Even in the works Sorrentino ultimately dismissed, he often took the time to ask what the poet was trying to accomplish, considering it on its own terms, rather than simply his. His passage here on Magowan’s Voyages recognizes that Magowan is an inherently uneven poet – something I’ve always thought was the consequence of not taking a position as to where he stood with poetry & its schools & histories – citing some of the very strongest lines in the book, acknowledging them as such. His section on Dodd here may well be the most serious consideration that poet’s writing ever received in print.

Many of the essays or chapters in Something Said aren’t essays, as such, but rather bundles of multiple shorter pieces published in different magazines. It gives his consideration of Paul Blackburn & Jack Spicer – he was one of the first reviewers to take both seriously & actively promote their work, writing an elegiac remembrance for Poetry for Spicer in 1965 – the feel of blog notes, except more carefully crafted. That, I think, is exactly what I was imagining when I was wandering around the foggy environs of Brier Island, Nova Scotia, in August 2002, contemplating this project. Something Said is still one of the very best critical books on the writing of the New American generation ever written.
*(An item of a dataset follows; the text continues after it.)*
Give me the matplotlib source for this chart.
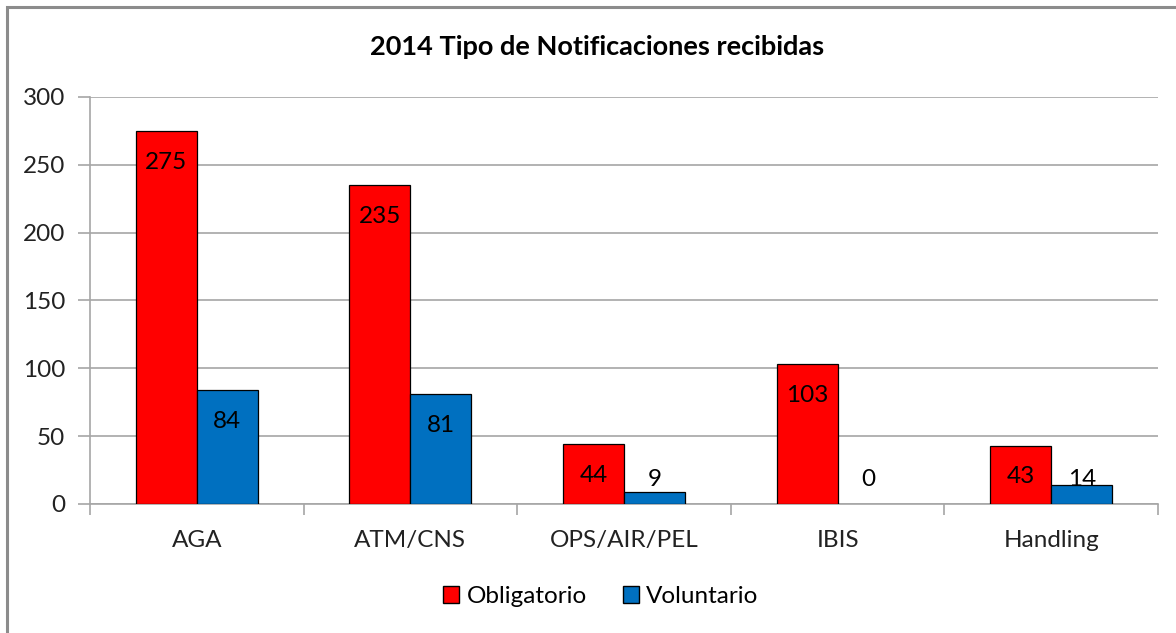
import matplotlib
matplotlib.use('Agg')
from matplotlib import pyplot as plt
from matplotlib.patches import Rectangle, Patch
import numpy as np

categories = ['AGA', 'ATM/CNS', 'OPS/AIR/PEL', 'IBIS', 'Handling']
obligatorio = [275, 235, 44, 103, 43]
voluntario = [84, 81, 9, 0, 14]
yticks = [0, 50, 100, 150, 200, 250, 300]

plt.rcParams['font.family'] = ['Lato', 'DejaVu Sans']

red = '#ff0000'
blue = '#0070c0'
grid = '#a6a6a6'
fs = 17.5

fig = plt.figure(figsize=(11.76, 6.33), dpi=100)
ax = fig.add_axes([0.0765, 0.2038, 0.9082, 0.643])

# chart border (only top/left are visible in the reference)
fig.patches.append(Rectangle((7 / 1176, -0.1), 1.2, 1 - 7 / 633 + 0.1,
                             transform=fig.transFigure, fill=False,
                             edgecolor='#8c8c8c', linewidth=2.2))

x = np.arange(len(categories))
w = 0.286
ax.bar(x - w / 2, obligatorio, w, color=red, edgecolor='black', linewidth=0.9, zorder=3)
ax.bar(x + w / 2, voluntario, w, color=blue, edgecolor='black',
       linewidth=[0.9 if v > 0 else 0 for v in voluntario], zorder=3)

# value labels near the top, clamped for short bars
for xs, vals in ((x - w / 2, obligatorio), (x + w / 2, voluntario)):
    for xi, v in zip(xs, vals):
        ax.text(xi, max(v - 23, 18), str(v), ha='center', va='center',
                fontsize=fs, color='black', zorder=4)

ax.set_xlim(-0.5, len(categories) - 0.5)
ax.set_ylim(0, 300)
ax.set_yticks(yticks)
ax.yaxis.grid(True, color=grid, linewidth=1.2, zorder=0)
ax.set_axisbelow(True)

ax.set_xticks(x)
ax.set_xticklabels(categories)
ax.set_xticks(np.arange(len(categories) + 1) - 0.5, minor=True)
ax.tick_params(axis='x', which='major', length=0, pad=19, labelsize=fs, labelcolor='#222222')
ax.tick_params(axis='x', which='minor', length=8, color=grid, width=1.2)
ax.tick_params(axis='y', length=9, color=grid, width=1.2, pad=9, labelsize=fs, labelcolor='#222222')

for s in ('top', 'right'):
    ax.spines[s].set_visible(False)
for s in ('left', 'bottom'):
    ax.spines[s].set_color(grid)
    ax.spines[s].set_linewidth(1.2)

fig.text(0.508, 0.925, '2014 Tipo de Notificaciones recibidas', ha='center', va='center',
         fontsize=19.5, fontweight='bold')

handles = [Patch(facecolor=red, edgecolor='black', label='Obligatorio'),
           Patch(facecolor=blue, edgecolor='black', label='Voluntario')]
fig.legend(handles=handles, loc='center', bbox_to_anchor=(0.511, 0.058), ncol=2,
           frameon=False, fontsize=fs, handlelength=0.65, handleheight=0.7,
           handletextpad=0.3, columnspacing=1.5)

fig.savefig('out.png', dpi=100)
Sorrentino never got the big ticket acknowledgement for his accomplishments that he deserved. His fiction has too many layers for an age that thinks Philip Roth is serious writing, and he himself generally avoided the poetry scene. In all the years he was at Stanford, I never once saw him up at an event in San Francisco. Indeed, I know writers who matriculated at Stanford & claim never to have seen Sorrentino there either.


¹ Indeed, in Barry Alpert’s interview in Jacket 29, Sorrentino suggests that if he had to do it all over again, he might not write criticism at all.